Another problem facing the retailers has been the reluctance of consumers to come out and spend in many areas.
"It is baffling where consumers' money has gone," Evershed adds. "Interest rates are falling and the economic background is healthy, but consumers don't seem to be spending. There is a surprising disparity between the buoyancy of the housing market and retail sales."
That said, there are signs of considerable confidence behind the bigger players in the sector, M&S excluded. "There are five retailers which are very good companies but, because they sit just behind the sector leader, they can be tarred with same brush," says Geoff Miller.
"Kingfisher is a good play on Europe, as well as the UK, with its French expansion, and European consumer confidence is still sky high. Boots has got over its problems of a pricy acquisition in the Eighties, sorted itself out and is producing very strong results. GUS is almost as much a financial services business these days as a retailer. Dixons is a play on the Internet and the expanding electronic goods market. Next is the best of the clothing retailers."
Ashley Willing agrees that it is the major players that warrant the most interest. "It is the Dixons and the Kingfishers, companies that have strong franchises within their sectors, that we are most interested in," he says. "What we would look to avoid are those retailers who need inflation to get their pricing through and steer clear of franchises that are undifferentiated from their peers."
He cites Kingfisher and Next as examples of this type of strong franchise. "Kingfisher has B&Q and its European business is very strong, whilst Next has maintained its franchise after a period of difficulties." he says. "But more generally, clothing is one of those areas where we are wary of becoming involved as it is very difficult to differentiate yourself."
Patrick Evershed adds: "There have been some much bigger disparities within the sector over recent months.
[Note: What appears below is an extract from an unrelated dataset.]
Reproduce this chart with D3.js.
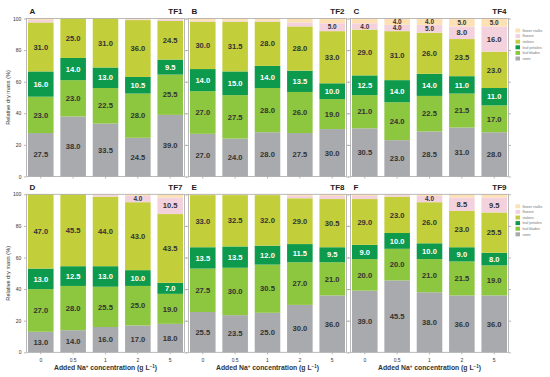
<!DOCTYPE html>
<html lang="en">
<head>
<meta charset="UTF-8">
<title>Relative dry mass</title>
<style>
  body { margin: 0; background: #fff; }
  svg { font-family: "Liberation Sans", Arial, sans-serif; }
  .frame { fill: none; stroke: #a9a9a9; stroke-width: 0.8px; }
  .tick line, .domain { stroke: #888; stroke-width: 0.6px; }
  .seg-label { font-weight: bold; text-anchor: middle; }
  .leg text { font-size: 3.6px; fill: #777; }
</style>
</head>
<body>
<script src="https://cdnjs.cloudflare.com/ajax/libs/d3/7.8.5/d3.min.js"></script>
<script>
// concentrations (g/L) on the x axis
var concentrations = ["0", "0.5", "1", "2", "5"];
var parts = ["roots", "leaf blades", "leaf petioles", "stolons", "flowers", "flower stalks"];
var partColors = ["#a8aaad", "#8dc63f", "#0e9a4c", "#c3cf3a", "#f3d2de", "#fde0b3"];

var panelNames = ["A", "B", "C", "D", "E", "F"];
var cultivars = ["TF1", "TF2", "TF4", "TF7", "TF8", "TF9"];

// each panel: one array per part (bottom to top), values per concentration
var tf1 = [
  [27.5, 38.0, 33.5, 24.5, 39.0],
  [23.0, 23.0, 22.5, 28.0, 25.5],
  [16.0, 14.0, 13.0, 10.5, 9.5],
  [31.0, 25.0, 31.0, 36.0, 24.5],
  [1.5, 0, 0, 0.5, 1.0],
  [1.0, 0, 0, 0.5, 0.5]
];
var tf2 = [
  [27.0, 24.0, 28.0, 27.5, 30.0],
  [27.0, 27.5, 28.0, 26.0, 19.0],
  [14.0, 15.0, 14.0, 13.5, 10.0],
  [30.0, 31.5, 28.0, 28.0, 33.0],
  [0.5, 0.5, 0.5, 2.5, 5.0],
  [1.5, 1.5, 1.5, 2.5, 3.0]
];
var tf4 = [
  [30.5, 23.0, 28.5, 31.0, 28.0],
  [21.0, 24.0, 22.5, 21.5, 17.0],
  [12.5, 14.0, 14.0, 11.0, 11.0],
  [29.0, 31.0, 26.0, 23.5, 23.0],
  [4.0, 4.0, 5.0, 8.0, 16.0],
  [3.0, 4.0, 4.0, 5.0, 5.0]
];
var tf7 = [
  [13.0, 14.0, 16.0, 17.0, 18.0],
  [27.0, 28.0, 25.5, 25.0, 19.0],
  [13.0, 12.5, 13.0, 10.0, 7.0],
  [47.0, 45.5, 44.0, 43.0, 43.5],
  [0, 0, 1.0, 4.0, 10.5],
  [0, 0, 0.5, 1.0, 2.0]
];
var tf8 = [
  [25.5, 23.5, 25.0, 30.0, 36.0],
  [27.5, 30.0, 30.5, 27.0, 21.0],
  [13.5, 13.5, 12.0, 11.5, 9.5],
  [33.0, 32.5, 32.0, 29.0, 30.5],
  [0, 0, 0, 1.5, 2.0],
  [0.5, 0.5, 0.5, 1.0, 1.0]
];
var tf9 = [
  [39.0, 45.5, 38.0, 36.0, 36.0],
  [20.0, 20.0, 21.0, 21.5, 19.0],
  [9.0, 10.0, 10.0, 9.0, 8.0],
  [29.0, 23.0, 26.0, 23.0, 25.5],
  [2.0, 1.0, 4.0, 8.5, 9.5],
  [1.0, 0.5, 1.0, 2.0, 2.0]
];
var panelData = [tf1, tf2, tf4, tf7, tf8, tf9];
var yTicks = [0, 20, 40, 60, 80, 100];

var W = 550, H = 377;
var panelW = 158, panelH = 158;
var panelLeft = [26.5, 188.5, 350.5];
var panelTop = [18.5, 194.3];

var svg = d3.select("body").append("svg")
  .attr("width", W).attr("height", H);

var x = d3.scaleBand().domain(concentrations)
  .range([1.5, panelW - 1.5]).paddingInner(0.21).paddingOuter(0);
var y = d3.scaleLinear().domain([0, 100]).range([panelH, 0]);

panelData.forEach(function(data, p) {
  var col = p % 3, row = Math.floor(p / 3);
  var g = svg.append("g")
    .attr("transform", "translate(" + panelLeft[col] + "," + panelTop[row] + ")");

  // rows of {conc, values...} for the stack
  var rows = concentrations.map(function(c, i) {
    var r = { conc: c };
    parts.forEach(function(part, k) { r[part] = data[k][i]; });
    return r;
  });
  var series = d3.stack().keys(parts)(rows);

  // axes: outward ticks both sides
  var left = g.append("g").call(d3.axisLeft(y).tickValues(yTicks).tickSize(2.5).tickFormat(col === 0 ? d3.format("d") : ""));
  left.select(".domain").remove();
  left.selectAll("text").attr("font-size", "5px").attr("fill", "#333").attr("dx", "0.4");
  var right = g.append("g").attr("transform", "translate(" + panelW + ",0)")
    .call(d3.axisRight(y).tickValues(yTicks).tickSize(2.5).tickFormat(""));
  right.select(".domain").remove();

  var bottom = g.append("g").attr("transform", "translate(0," + panelH + ")")
    .call(d3.axisBottom(x).tickSize(2).tickFormat(row === 1 ? null : ""));
  bottom.select(".domain").remove();
  bottom.selectAll("text").attr("font-size", "5px").attr("fill", "#333").attr("dy", "0.9em");

  g.selectAll(".layer").data(series).enter().append("g")
    .attr("fill", function(d, k) { return partColors[k]; })
    .selectAll("rect").data(function(d) { return d; }).enter().append("rect")
    .attr("x", function(d) { return x(d.data.conc); })
    .attr("width", x.bandwidth())
    .attr("y", function(d) { return y(d[1]); })
    .attr("height", function(d) { return Math.max(0, y(d[0]) - y(d[1])); });

  // value labels (only segments big enough), smaller type for thin ones
  series.forEach(function(s, k) {
    g.selectAll(".lab" + k).data(s.filter(function(d) { return d[1] - d[0] >= 4; }))
      .enter().append("text")
      .attr("class", "seg-label")
      .attr("font-size", function(d) { return d[1] - d[0] < 6 ? "6.4px" : "7.6px"; })
      .attr("x", function(d) { return x(d.data.conc) + x.bandwidth() / 2; })
      .attr("y", function(d) { return y((d[0] + d[1]) / 2) + (d[1] - d[0] < 6 ? 2.3 : 2.7); })
      .attr("fill", k === 2 ? "#fff" : "#333")
      .text(function(d) { return d3.format(".1f")(d[1] - d[0]); });
  });

  g.append("rect").attr("class", "frame")
    .attr("x", 0).attr("y", 0).attr("width", panelW).attr("height", panelH);

  g.append("text").attr("x", 3).attr("y", -4.5)
    .attr("font-size", "8px").attr("font-weight", "bold").attr("fill", "#222")
    .text(panelNames[p]);
  g.append("text").attr("x", panelW - 2).attr("y", -4.5).attr("text-anchor", "end")
    .attr("font-size", "8px").attr("font-weight", "bold").attr("fill", "#222")
    .text(cultivars[p]);

  if (col === 0) {
    g.append("text")
      .attr("transform", "translate(-17," + panelH / 2 + ") rotate(-90)")
      .attr("text-anchor", "middle").attr("font-size", "5.6px").attr("fill", "#333")
      .text("Relative dry mass (%)");
  }
  if (row === 1) {
    var t = g.append("text").attr("x", panelW / 2).attr("y", panelH + 18)
      .attr("text-anchor", "middle").attr("font-size", "6.8px").attr("font-weight", "bold").attr("fill", "#333");
    t.append("tspan").text("Added Na");
    t.append("tspan").attr("baseline-shift", "super").attr("font-size", "4.5px").text("+");
    t.append("tspan").text(" concentration (g L");
    t.append("tspan").attr("baseline-shift", "super").attr("font-size", "4.5px").text("\u22121");
    t.append("tspan").text(")");
  }

  // legend to the right of the last panel in each row
  if (col === 2) {
    var leg = g.append("g").attr("class", "leg")
      .attr("transform", "translate(" + (panelW + 7) + "," + 10 + ")");
    var order = parts.slice().reverse();
    order.forEach(function(part, i) {
      var k = parts.indexOf(part);
      leg.append("rect").attr("x", 0).attr("y", i * 5.6).attr("width", 4.5).attr("height", 4)
        .attr("fill", partColors[k]);
      leg.append("text").attr("x", 7).attr("y", i * 5.6 + 3.3).text(part);
    });
  }
});
</script>
</body>
</html>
Some companies have been doing pretty well and others have been suffering very severely.
"The food retailers have been doing all right, with Tesco doing particularly well and increasing market share, but they all may be hit by a monopolies investigation."
One area that has suffered has been consumer durables in general and furniture retailers in particular. "Furniture has gone through an especially bad period," Evershed points out. "This is particularly baffling because the housing market has been booming and when the housing market is strong furniture usually does well."
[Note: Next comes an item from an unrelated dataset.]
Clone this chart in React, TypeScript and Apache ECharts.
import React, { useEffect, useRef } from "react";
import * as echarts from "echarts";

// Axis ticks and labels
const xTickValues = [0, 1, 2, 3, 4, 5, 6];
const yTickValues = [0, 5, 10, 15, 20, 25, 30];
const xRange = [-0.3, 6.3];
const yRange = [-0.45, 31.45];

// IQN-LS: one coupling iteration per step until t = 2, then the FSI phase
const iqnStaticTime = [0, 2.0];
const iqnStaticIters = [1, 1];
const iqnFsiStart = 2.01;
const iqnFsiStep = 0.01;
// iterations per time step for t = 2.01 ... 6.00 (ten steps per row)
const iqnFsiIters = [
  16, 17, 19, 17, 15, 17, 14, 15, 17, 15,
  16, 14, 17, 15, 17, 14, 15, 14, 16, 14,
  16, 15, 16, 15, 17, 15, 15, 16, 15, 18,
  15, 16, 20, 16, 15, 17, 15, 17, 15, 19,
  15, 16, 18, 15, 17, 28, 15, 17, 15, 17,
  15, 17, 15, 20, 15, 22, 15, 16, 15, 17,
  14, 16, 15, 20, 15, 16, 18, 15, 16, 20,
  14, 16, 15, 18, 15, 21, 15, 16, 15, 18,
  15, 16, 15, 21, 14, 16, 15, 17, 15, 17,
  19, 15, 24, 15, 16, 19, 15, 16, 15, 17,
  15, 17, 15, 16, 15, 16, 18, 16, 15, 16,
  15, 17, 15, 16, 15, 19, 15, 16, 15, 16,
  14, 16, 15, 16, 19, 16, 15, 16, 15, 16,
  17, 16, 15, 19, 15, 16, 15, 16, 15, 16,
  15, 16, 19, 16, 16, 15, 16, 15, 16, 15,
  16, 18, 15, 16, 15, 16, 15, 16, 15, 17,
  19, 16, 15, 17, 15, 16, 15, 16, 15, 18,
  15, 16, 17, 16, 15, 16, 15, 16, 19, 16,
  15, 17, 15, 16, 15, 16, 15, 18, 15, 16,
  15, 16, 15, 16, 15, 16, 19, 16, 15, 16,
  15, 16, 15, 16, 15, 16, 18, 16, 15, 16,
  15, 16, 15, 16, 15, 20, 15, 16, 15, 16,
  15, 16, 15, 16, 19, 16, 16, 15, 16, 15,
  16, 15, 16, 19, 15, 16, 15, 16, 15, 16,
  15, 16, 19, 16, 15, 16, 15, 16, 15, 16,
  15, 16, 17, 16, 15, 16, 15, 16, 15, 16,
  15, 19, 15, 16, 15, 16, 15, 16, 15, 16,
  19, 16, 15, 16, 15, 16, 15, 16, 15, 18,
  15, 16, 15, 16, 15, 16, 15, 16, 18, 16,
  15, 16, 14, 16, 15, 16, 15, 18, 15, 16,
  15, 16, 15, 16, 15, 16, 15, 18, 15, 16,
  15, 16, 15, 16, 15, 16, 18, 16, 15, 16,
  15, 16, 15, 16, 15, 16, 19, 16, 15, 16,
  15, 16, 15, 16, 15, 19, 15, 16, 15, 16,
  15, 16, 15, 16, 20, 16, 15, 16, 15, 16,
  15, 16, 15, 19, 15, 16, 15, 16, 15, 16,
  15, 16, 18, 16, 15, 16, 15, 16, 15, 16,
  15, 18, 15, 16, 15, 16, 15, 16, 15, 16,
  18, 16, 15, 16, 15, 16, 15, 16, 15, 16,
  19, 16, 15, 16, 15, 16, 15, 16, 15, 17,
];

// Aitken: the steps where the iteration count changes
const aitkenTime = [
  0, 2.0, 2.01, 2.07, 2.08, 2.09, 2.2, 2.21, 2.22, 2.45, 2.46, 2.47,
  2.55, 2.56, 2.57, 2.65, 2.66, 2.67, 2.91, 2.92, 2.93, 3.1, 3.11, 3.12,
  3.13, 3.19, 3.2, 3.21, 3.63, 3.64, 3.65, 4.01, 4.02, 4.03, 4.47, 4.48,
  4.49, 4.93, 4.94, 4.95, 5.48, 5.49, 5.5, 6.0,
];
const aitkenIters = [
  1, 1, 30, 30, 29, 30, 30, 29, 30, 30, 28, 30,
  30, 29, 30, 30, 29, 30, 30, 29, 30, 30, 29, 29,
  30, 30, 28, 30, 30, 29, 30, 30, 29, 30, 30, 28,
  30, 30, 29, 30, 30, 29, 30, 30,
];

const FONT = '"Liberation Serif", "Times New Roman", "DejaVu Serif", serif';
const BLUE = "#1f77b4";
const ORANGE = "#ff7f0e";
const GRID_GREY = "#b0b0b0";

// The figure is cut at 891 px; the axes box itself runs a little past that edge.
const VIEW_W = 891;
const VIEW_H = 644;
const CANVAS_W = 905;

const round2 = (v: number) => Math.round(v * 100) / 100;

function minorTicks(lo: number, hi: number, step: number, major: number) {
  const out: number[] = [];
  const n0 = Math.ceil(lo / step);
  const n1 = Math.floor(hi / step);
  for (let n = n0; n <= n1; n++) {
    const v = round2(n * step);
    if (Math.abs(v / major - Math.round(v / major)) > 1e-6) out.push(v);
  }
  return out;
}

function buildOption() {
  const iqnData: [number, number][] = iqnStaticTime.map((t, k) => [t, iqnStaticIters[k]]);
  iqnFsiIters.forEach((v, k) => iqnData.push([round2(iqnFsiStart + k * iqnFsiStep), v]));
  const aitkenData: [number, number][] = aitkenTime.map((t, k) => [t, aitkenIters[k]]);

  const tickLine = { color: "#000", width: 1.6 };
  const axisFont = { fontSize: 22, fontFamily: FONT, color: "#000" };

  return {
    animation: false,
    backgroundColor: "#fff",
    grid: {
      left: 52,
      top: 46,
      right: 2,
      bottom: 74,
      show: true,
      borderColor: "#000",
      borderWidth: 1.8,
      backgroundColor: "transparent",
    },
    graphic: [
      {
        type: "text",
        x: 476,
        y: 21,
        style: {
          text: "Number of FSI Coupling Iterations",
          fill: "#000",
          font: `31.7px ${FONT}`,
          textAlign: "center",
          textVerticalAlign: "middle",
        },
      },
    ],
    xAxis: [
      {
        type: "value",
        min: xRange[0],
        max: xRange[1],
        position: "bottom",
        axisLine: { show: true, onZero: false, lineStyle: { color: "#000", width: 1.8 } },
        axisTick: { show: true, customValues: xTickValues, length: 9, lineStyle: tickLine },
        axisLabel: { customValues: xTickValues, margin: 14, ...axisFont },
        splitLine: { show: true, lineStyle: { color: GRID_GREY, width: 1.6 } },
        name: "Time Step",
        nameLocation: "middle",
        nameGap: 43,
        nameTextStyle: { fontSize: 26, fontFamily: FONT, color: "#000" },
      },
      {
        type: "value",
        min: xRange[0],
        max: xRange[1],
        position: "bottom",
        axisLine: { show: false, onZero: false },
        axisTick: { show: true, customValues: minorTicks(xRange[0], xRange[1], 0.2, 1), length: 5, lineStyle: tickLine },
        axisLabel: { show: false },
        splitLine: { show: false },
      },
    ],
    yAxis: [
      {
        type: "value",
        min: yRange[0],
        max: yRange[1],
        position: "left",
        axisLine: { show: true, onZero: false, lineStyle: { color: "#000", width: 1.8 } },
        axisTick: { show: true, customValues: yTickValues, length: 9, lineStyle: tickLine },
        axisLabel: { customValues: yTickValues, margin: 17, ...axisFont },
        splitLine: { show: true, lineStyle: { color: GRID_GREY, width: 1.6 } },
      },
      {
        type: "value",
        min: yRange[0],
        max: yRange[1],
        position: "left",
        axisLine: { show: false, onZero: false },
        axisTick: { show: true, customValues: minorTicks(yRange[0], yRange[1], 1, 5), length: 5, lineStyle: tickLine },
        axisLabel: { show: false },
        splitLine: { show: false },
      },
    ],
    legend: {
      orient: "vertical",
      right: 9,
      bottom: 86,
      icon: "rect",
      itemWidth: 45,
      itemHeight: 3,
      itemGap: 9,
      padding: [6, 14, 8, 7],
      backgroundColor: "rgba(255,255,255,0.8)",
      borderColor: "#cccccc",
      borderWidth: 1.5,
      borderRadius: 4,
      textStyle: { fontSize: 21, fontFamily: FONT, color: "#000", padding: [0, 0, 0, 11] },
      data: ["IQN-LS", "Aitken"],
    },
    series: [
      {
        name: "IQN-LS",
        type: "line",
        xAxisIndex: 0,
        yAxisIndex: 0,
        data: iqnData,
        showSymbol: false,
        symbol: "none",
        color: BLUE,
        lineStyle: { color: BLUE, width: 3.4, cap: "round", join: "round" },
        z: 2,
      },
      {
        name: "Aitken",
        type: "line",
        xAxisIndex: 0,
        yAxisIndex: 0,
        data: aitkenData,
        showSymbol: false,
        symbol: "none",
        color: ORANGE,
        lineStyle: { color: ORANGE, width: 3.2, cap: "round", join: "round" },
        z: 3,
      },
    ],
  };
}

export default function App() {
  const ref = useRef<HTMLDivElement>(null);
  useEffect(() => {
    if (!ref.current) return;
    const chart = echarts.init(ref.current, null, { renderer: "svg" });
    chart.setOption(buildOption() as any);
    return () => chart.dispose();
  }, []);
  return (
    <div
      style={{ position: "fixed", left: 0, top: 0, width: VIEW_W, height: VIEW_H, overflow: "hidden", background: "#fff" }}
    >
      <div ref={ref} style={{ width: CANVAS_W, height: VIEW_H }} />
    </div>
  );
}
He suggests the recent underperformance of furniture retailers could be due to a previously unforeseen boom.
"One explanation could be that two years ago, with the demutualisations, furniture sales boomed. So it is perhaps not that 1998 was a very bad year but that 1997 was exceptionally good. But the trend is continuing and the latest figures from John Lewis show sales are still significantly down."
He highlights the parallel experience of the carpet retailers to show the variety of performance within the sector. "Carpetright, Phil Harris' company, has been doing particularly well, but Allied Carpets has been doing very badly," he says. "Management skills seem to have been ever more important over the last year than in the past."
Some types of retailer have undoubtedly done better than others. Patrick Evershed says: "Another area that has been doing well is DIY, as that does go up in line with house prices, and anything to do with computer services and the Internet has been strong. One example of a solid performer is Era Group, which owns Beatties, the games and hobbies chain, where one-third of its business is in computer games.
"Electronic Boutique has also been doing well for similar reasons. Dixons has also come up very strongly, partly because of its Internet service, coupled with the arrival of digital TV.
"Initially, digital TV is seen as a negative because it means people will stop buying existing equipment, but over the next two years, those selling digital TV will do very well."
This argument also leads us back to Kingfisher, with Patrick Evershed pointing out that the company's ownership of Comet gives it a stake in the digital revolution.
Geoff Miller also notes that Kingfisher may well benefit from M&S' continued troubles. "The weighting of M&S has come down quite considerably," he says. "It is now much closer to Kingfisher and if it continues to underperform the sector, M&S may even lose its top spot." The generally positive economic background also gives considerable grounds for optimism.
Ashley Willing says: "We are in a low-inflation, low-growth environment, so sales will improve, although we are not going to see stellar volumes. Consumers will be very price aware and very value aware and will go for the retailers with strong franchises or a dominant market position.
"That is why we would look at the majors, where we see better growth and better prospects and stay away from the second-line retailers."
Others take a broader view. The fact that so many retail shares have fallen from grace means that the sector does offer considerable recovery potential. Geoff Miller says: "We are quite keen on consumer cyclicals, and the recent change in sector classifications has helped this by making investors realise there are some retailers which respond to cyclical factors. Interest rates are coming down and we believe there is scope for them to come down further. This will continue to boost consumer confidence and lead to a recovery in these cyclical stocks."
Even the furniture and carpet retailers might benefit. "The really geared plays on consumer cyclicals are the furniture and carpet retailers," he says. "They have got slaughtered but now offer some interesting opportunities if you really believe that there is going to be a pick-up in consumer confidence."
Patrick Evershed says: "There are some very good areas, and so many share prices have fallen so sharply, especially the small companies, that there is considerable scope for improvement. As an example, we have a holding in John David Sports, which sells training shoes. Their shares were at pounds 3.50 in mid-1997 but fell to a low of 48p pretty quickly. They are now just below 130p so they have gone up two and a half times from their low, but this was partly because they had fallen too far in the first place."